Records from a data source

◇ ◇ ◇

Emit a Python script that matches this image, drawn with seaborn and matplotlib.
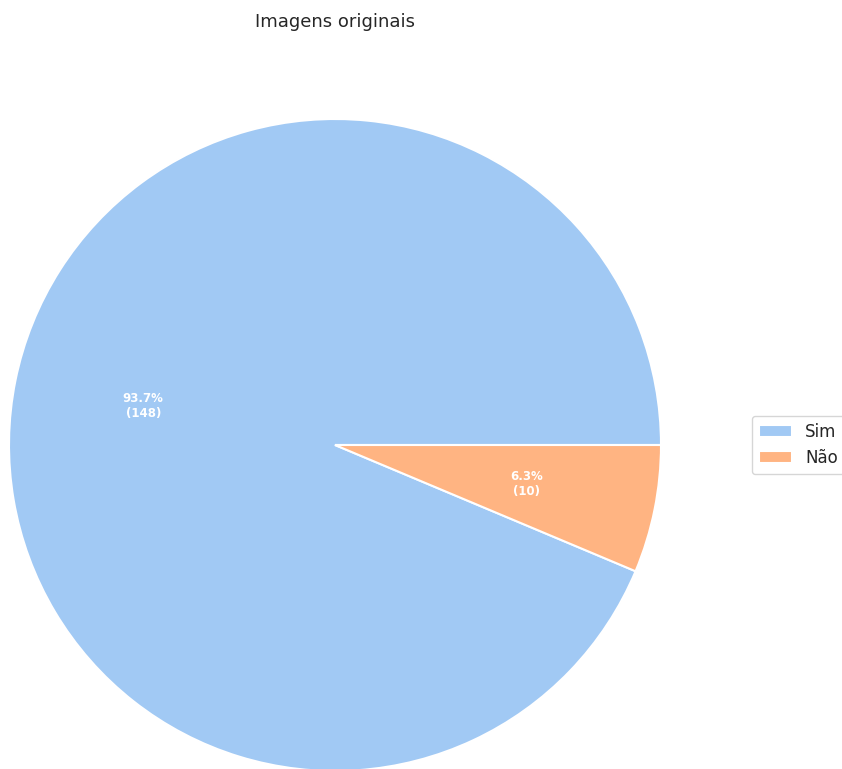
import matplotlib
matplotlib.use("Agg")
import matplotlib.pyplot as plt
import seaborn as sns

labels = ["Sim", "Não"]
counts = [148, 10]
title = "Imagens originais"

sns.set_theme(style="white")
colors = sns.color_palette("pastel")[:len(labels)]

W, H = 842, 769
fig = plt.figure(figsize=(W / 100, H / 100), dpi=100)
ax = fig.add_axes([9 / W, -2 / H, 652 / W, 652 / H])

total = sum(counts)

def fmt(p):
    return f"{p:.1f}%\n({int(round(p * total / 100))})"

wedges, texts, autotexts = ax.pie(
    counts, labels=None, colors=colors, autopct=fmt,
    startangle=0, counterclock=True,
    wedgeprops=dict(edgecolor="white", linewidth=1.5),
    textprops=dict(color="white", fontsize=8.5, fontweight="bold"),
)
ax.set_xlim(-1, 1)
ax.set_ylim(-1, 1)
ax.set_aspect("equal")
ax.set_title(title, fontsize=13, pad=66, color="#262626")
fig.legend(wedges, labels, loc="center left",
           bbox_to_anchor=(752 / W, (H - 445) / H), bbox_transform=fig.transFigure,
           borderaxespad=0, fontsize=12)
fig.savefig("out.png", dpi=100)
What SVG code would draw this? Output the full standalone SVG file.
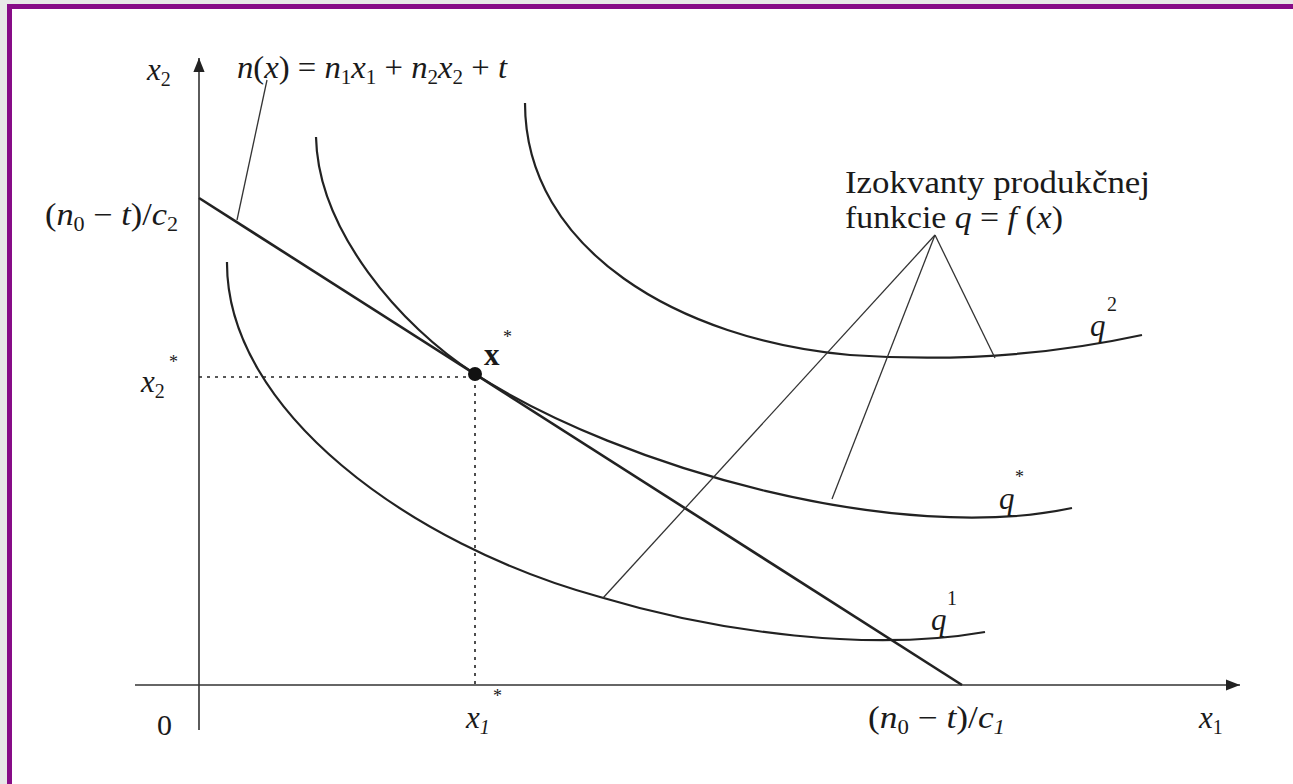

◇ ◇ ◇

* [Exercise]
Strip the images and reproduce the remaining records precisely.

* [Output below]
Emit a Python script that matches this image, drawn with seaborn and matplotlib.
import matplotlib
matplotlib.use("Agg")
import matplotlib.pyplot as plt
import seaborn as sns

labels = ["Sim", "Não"]
counts = [148, 10]
title = "Imagens originais"

sns.set_theme(style="white")
colors = sns.color_palette("pastel")[:len(labels)]

W, H = 842, 769
fig = plt.figure(figsize=(W / 100, H / 100), dpi=100)
ax = fig.add_axes([9 / W, -2 / H, 652 / W, 652 / H])

total = sum(counts)

def fmt(p):
    return f"{p:.1f}%\n({int(round(p * total / 100))})"

wedges, texts, autotexts = ax.pie(
    counts, labels=None, colors=colors, autopct=fmt,
    startangle=0, counterclock=True,
    wedgeprops=dict(edgecolor="white", linewidth=1.5),
    textprops=dict(color="white", fontsize=8.5, fontweight="bold"),
)
ax.set_xlim(-1, 1)
ax.set_ylim(-1, 1)
ax.set_aspect("equal")
ax.set_title(title, fontsize=13, pad=66, color="#262626")
fig.legend(wedges, labels, loc="center left",
           bbox_to_anchor=(752 / W, (H - 445) / H), bbox_transform=fig.transFigure,
           borderaxespad=0, fontsize=12)
fig.savefig("out.png", dpi=100)
What SVG code would draw this? Output the full standalone SVG file.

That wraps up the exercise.